With Cole, a pleasant dilemma at the scrum – who to devour first? Fell into rugby's most annoying trap when Poite told him that though Ma'afu had punched first, he had punched last. Three points to Giteau.

Steve Thompson 6/10

Flew into Sharpe at a ruck, to concede one of a few penalties to have the beardy behemoth bristling belligerently.

Dan Cole 7/10

Took an early whack to his eye and kept having to be patched up. Kept coming back for more, though, which must have been trying for Daley. Again, a notable, muscular contributor in the loose. Again, one irritating scrum penalty conceded, for illegal binding.

Courtney Lawes 7/10

Enormous Saint made a big impression before going off with what looked like cramp – his drive started the build-up to Ashton's try. Not a bad learning experience, all told.

Tom Palmer 7/10

Pass inside to Ashton for the second try was one any lock would boast about.

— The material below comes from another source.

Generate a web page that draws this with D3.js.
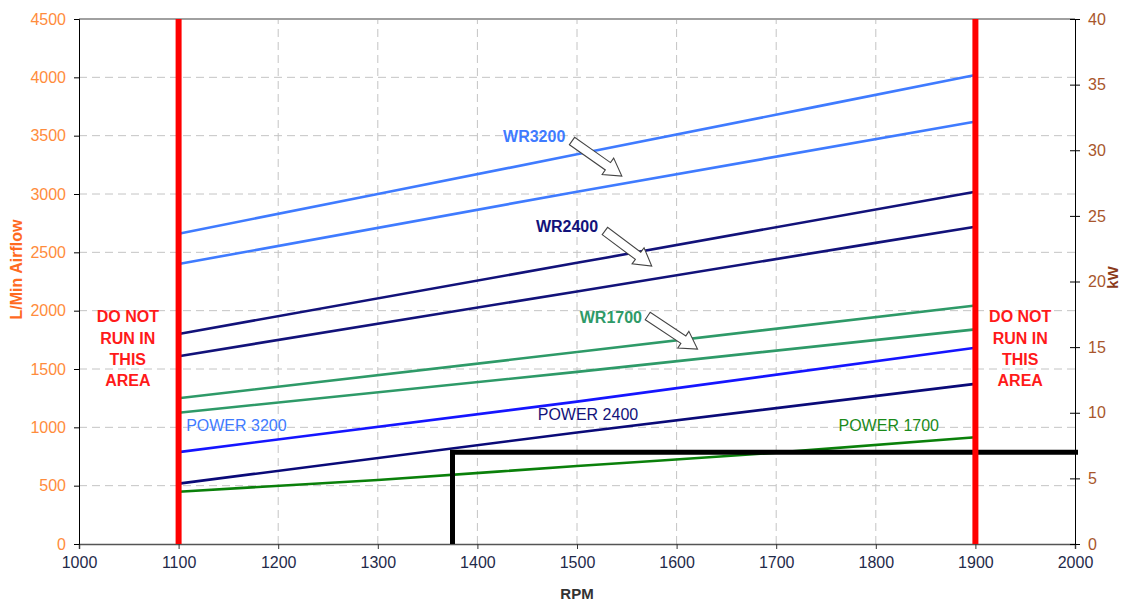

Not much line-out work to do.

Tom Croft 7/10

Topped off an excellent display – including almost all the line-out catches, at two and at the front of a short one for Youngs' try – with a lovely turnover on Genia to snuff out a dangerous late attack.

Lewis Moody 7/10

Lots, lots better than last week, from his wipe-out tackle on Cooper at the off. Crocked himself, as usual, and carried on regardless, as usual.

Nick Easter 7/10

Also lots, lots better – solid under pressure, canny in attack. Simple, and good.


David Wilson On and off and on again for Cole and Payne. Jonny Wilkinson On for Flood. Simon Shaw On for Lawes. Danny Care On for Youngs. Delon Armitage On for Tindall. George Chuter On for Thompson.